Once the concept has been agreed and the technical design completed a design and build contractor will provide you with a fixed cost based on the agreed design (design and build contractor taking the risk). Using the design and build procurement route can lead to a quicker preconstruction period meaning projects can be completed earlier than using a traditional route. To ensure your contractual responsibilities are met we would recommend appointing a contract administration (CA) and cost consultant to act on your behalf to ensure all parties complete their contractual responsibilities and project budget is maintained in the event of design changes.

How to set a budget

Be realistic, put together a spreadsheet by listing each element of the project and put a figure to it. Set concrete budgets for big ticket items like kitchens and bathrooms and carry out detailed research about materials, fixtures and fittings costs. Consider all the costs, for instance if you are budgeting for your bathroom floor it isn’t just the tiles you need to include, what about the underfloor heating, adhesive, grout and labour?

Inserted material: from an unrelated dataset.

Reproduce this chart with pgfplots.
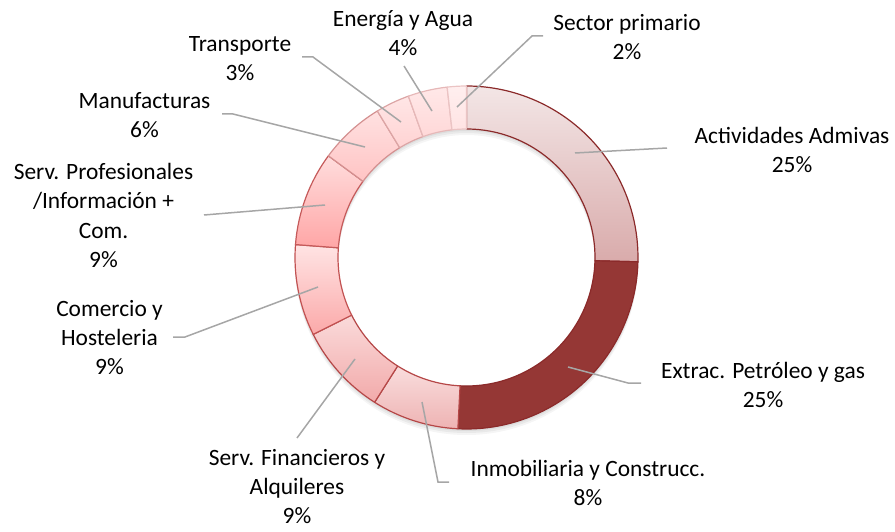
\documentclass[border=0pt]{standalone}
\usepackage{pgfplots}
\pgfplotsset{compat=1.18}
\usepackage{pgfplotstable}
\usepackage{fontspec}
\setmainfont{Carlito}

% fill gradients (top / bottom) and outlines per segment
\definecolor{t0}{HTML}{F3E6E6}\definecolor{b0}{HTML}{D9ABAB}\definecolor{l0}{HTML}{8B2A2A}
\definecolor{t1}{HTML}{953735}\definecolor{b1}{HTML}{953735}\definecolor{l1}{HTML}{8B2A2A}
\definecolor{t2}{HTML}{F9DDDD}\definecolor{b2}{HTML}{EEB3B3}\definecolor{l2}{HTML}{B54747}
\definecolor{t3}{HTML}{FADADA}\definecolor{b3}{HTML}{F2AAAA}\definecolor{l3}{HTML}{B54747}
\definecolor{t4}{HTML}{FFE4E4}\definecolor{b4}{HTML}{FBA9A9}\definecolor{l4}{HTML}{C25252}
\definecolor{t5}{HTML}{FFDDDD}\definecolor{b5}{HTML}{FFA6A6}\definecolor{l5}{HTML}{C55A5A}
\definecolor{t6}{HTML}{FFE1E1}\definecolor{b6}{HTML}{FFC4C4}\definecolor{l6}{HTML}{D49090}
\definecolor{t7}{HTML}{FFE6E6}\definecolor{b7}{HTML}{FFD3D3}\definecolor{l7}{HTML}{DCA5A5}
\definecolor{t8}{HTML}{FFE8E8}\definecolor{b8}{HTML}{FFD8D8}\definecolor{l8}{HTML}{E6B8B8}
\definecolor{t9}{HTML}{FFEFEF}\definecolor{b9}{HTML}{FFE3E3}\definecolor{l9}{HTML}{EBC4C4}
\definecolor{leader}{HTML}{A6A6A6}

% shares in percent, clockwise from 12 o'clock
\pgfplotstableread{
pct
25.4
25.4
8.2
8.6
8.6
8.9
6.2
3.2
3.7
1.8
}\shares

\def\cx{466.5}
\def\cy{268.5}
\def\Ro{85.75pt}
\def\Ri{64.25pt}

\tikzset{lbl/.style={font=\fontsize{11.7}{14.5}\selectfont, inner sep=0pt, anchor=base, text=black}}

\begin{document}
\begin{tikzpicture}
\begin{axis}[x=0.5pt, y=0.5pt, xmin=0, xmax=895, ymin=0, ymax=526,
  hide axis, clip=false, scale only axis]

% soft shadow
\fill[black, opacity=0.05, even odd rule] (axis cs:\cx,266.5) circle[radius=\Ro] (axis cs:\cx,266.5) circle[radius=\Ri];
\fill[black, opacity=0.05, even odd rule] (axis cs:\cx,264.5) circle[radius=\Ro] (axis cs:\cx,264.5) circle[radius=\Ri];
\fill[black, opacity=0.04, even odd rule] (axis cs:\cx,262.5) circle[radius=\Ro] (axis cs:\cx,262.5) circle[radius=\Ri];

\def\cum{0}
\pgfplotsforeachungrouped \i in {0,...,9}{%
  \pgfplotstablegetelem{\i}{pct}\of\shares
  \pgfmathsetmacro\a{90-3.6*\cum}%
  \pgfmathsetmacro\cum{\cum+\pgfplotsretval}%
  \pgfmathsetmacro\b{90-3.6*\cum}%
  \edef\seg{\noexpand\path[top color=t\i, bottom color=b\i, draw=l\i, line width=0.6pt, line join=round]
    ([shift={(\a:\Ro)}]axis cs:\cx,\cy) arc[start angle=\a, end angle=\b, radius=\Ro]
    -- ([shift={(\b:\Ri)}]axis cs:\cx,\cy) arc[start angle=\b, end angle=\a, radius=\Ri] -- cycle;}%
  \seg
}

% leader lines
\draw[leader, line width=0.75pt] (axis cs:543,490) -- (axis cs:532,490) -- (axis cs:457,419);
\draw[leader, line width=0.75pt] (axis cs:404,460) -- (axis cs:432,415);
\draw[leader, line width=0.75pt] (axis cs:302,469) -- (axis cs:313,469) -- (axis cs:401,404);
\draw[leader, line width=0.75pt] (axis cs:222,412) -- (axis cs:233,412) -- (axis cs:365,379);
\draw[leader, line width=0.75pt] (axis cs:204,311) -- (axis cs:325,321);
\draw[leader, line width=0.75pt] (axis cs:173,189) -- (axis cs:185,189) -- (axis cs:318,239);
\draw[leader, line width=0.75pt] (axis cs:297,88) -- (axis cs:355,167);
\draw[leader, line width=0.75pt] (axis cs:449,44) -- (axis cs:438,44) -- (axis cs:422,124);
\draw[leader, line width=0.75pt] (axis cs:641,143) -- (axis cs:628,143) -- (axis cs:568,159);
\draw[leader, line width=0.75pt] (axis cs:667,378) -- (axis cs:575,373);

% labels
\node[lbl] at (axis cs:627,495.5) {\begin{tabular}[t]{@{}c@{}}Sector primario\\2\%\end{tabular}};
\node[lbl] at (axis cs:403,499.5) {\begin{tabular}[t]{@{}c@{}}Energía y Agua\\4\%\end{tabular}};
\node[lbl] at (axis cs:240,474.3) {\begin{tabular}[t]{@{}c@{}}Transporte\\3\%\end{tabular}};
\node[lbl] at (axis cs:144.5,417.7) {\begin{tabular}[t]{@{}c@{}}Manufacturas\\6\%\end{tabular}};
\node[lbl] at (axis cs:792,382.5) {\begin{tabular}[t]{@{}c@{}}Actividades Admivas\\25\%\end{tabular}};
\node[lbl] at (axis cs:103.5,346) {\begin{tabular}[t]{@{}c@{}}Serv. Profesionales\\/Información +\\Com.\\9\%\end{tabular}};
\node[lbl] at (axis cs:109.5,209.3) {\begin{tabular}[t]{@{}c@{}}Comercio y\\Hosteleria\\9\%\end{tabular}};
\node[lbl] at (axis cs:297,61) {\begin{tabular}[t]{@{}c@{}}Serv. Financieros y\\Alquileres\\9\%\end{tabular}};
\node[lbl] at (axis cs:588,50) {\begin{tabular}[t]{@{}c@{}}Inmobiliaria y Construcc.\\8\%\end{tabular}};
\node[lbl] at (axis cs:763,148) {\begin{tabular}[t]{@{}c@{}}Extrac. Petróleo y gas\\25\%\end{tabular}};

\path (axis cs:0,0) rectangle (axis cs:895,526);
\end{axis}
\end{tikzpicture}
\end{document}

The largest cost will be for the build costs but don’t forget to include professional fees for your architect, quantity surveyor, structural engineer, planning, building control and VAT if it’s not a new build. This build cost calculator (based upon South East England) can help give you a sense of budget, but this is just a starting point because as I’ve mentioned each project is different:

Floor area Average quality Good quality High quality
Build cost per square meter – multiplied by typical floor area *
Renovation (3-bedroom house) 100 £50,000 - £75,000 £70,000 - £110,000 £100,000 - £150,000
Single storey extension 40 £86,000 £94,000 £98,000
Two-storey extension 80 £156,000 £172,000 £188,000
3-bedroom new build 110 £176,000 £220,000 £275,000
4-bedroom new build 150 £210,000 - £232,500 £292,500 £371,250
5-bedroom new build 190 £275,500 £351,500 £456,000

*All costs exclude design & consultant fees, surveys, planning application fees, fixtures & fittings and VAT

Once you have a robust budget and detailed plan it is time to find your building contractor through a traditional competitive tendering process or using the design and build route.

My top 3 tips to help manage your budget

1. Appointing a contractor
Source competitive quotes for your contractor and ensure everything is included in the cost plans they provide. It is easy to overspend quickly if the contractor doesn’t have detailed drawings, specification and a schedule of works to work from – a cost consultant can arrange this for you and provide a tender analysis to ensure all received quotations are on a like for like basis.

When you have made a decision on the contractor you would like to appoint ensure the detailed specification, technical drawings and schedule of works form part of the contract between you. This means any changes in the design or specification can be easily tracked by all parties, reducing the risk of any costly surprises. One way to ensure even greater cost certainty is to appoint a ‘one stop shop’ design and build contractor as they will provide you with a fixed price contract to design and construct your project.

2. Sticking to your plan
To avoid increased costs during the construction stage of your project, I recommend having a finishes meeting with your design team. Often clients leave the required finishes such as type of floor until the construction stage has commenced, beware that this could result in increased costs. Alternatively, have your finishes meeting prior to agreement of contract which will result in reduced chance of variations and save money because the finishes will be priced within a competitive environment.

Every budget is challenged by the desire to do more and the temptation to alter your plans. Keeping to a budget requires focus and decisiveness, trust the decisions you have made and avoid impulsive last-minute changes to prevent costs creeping up.

3. Compromise isn’t a dirty word
If you do find yourself wanting to make changes to the plan or increasing the budget, then review your costings and see where you can make savings elsewhere. In most instances savings can be made in one area, to allow an increase in another, without any damage to the overall project. Consult with your design team during preconstruction stage to ensure their design is maximising your budget.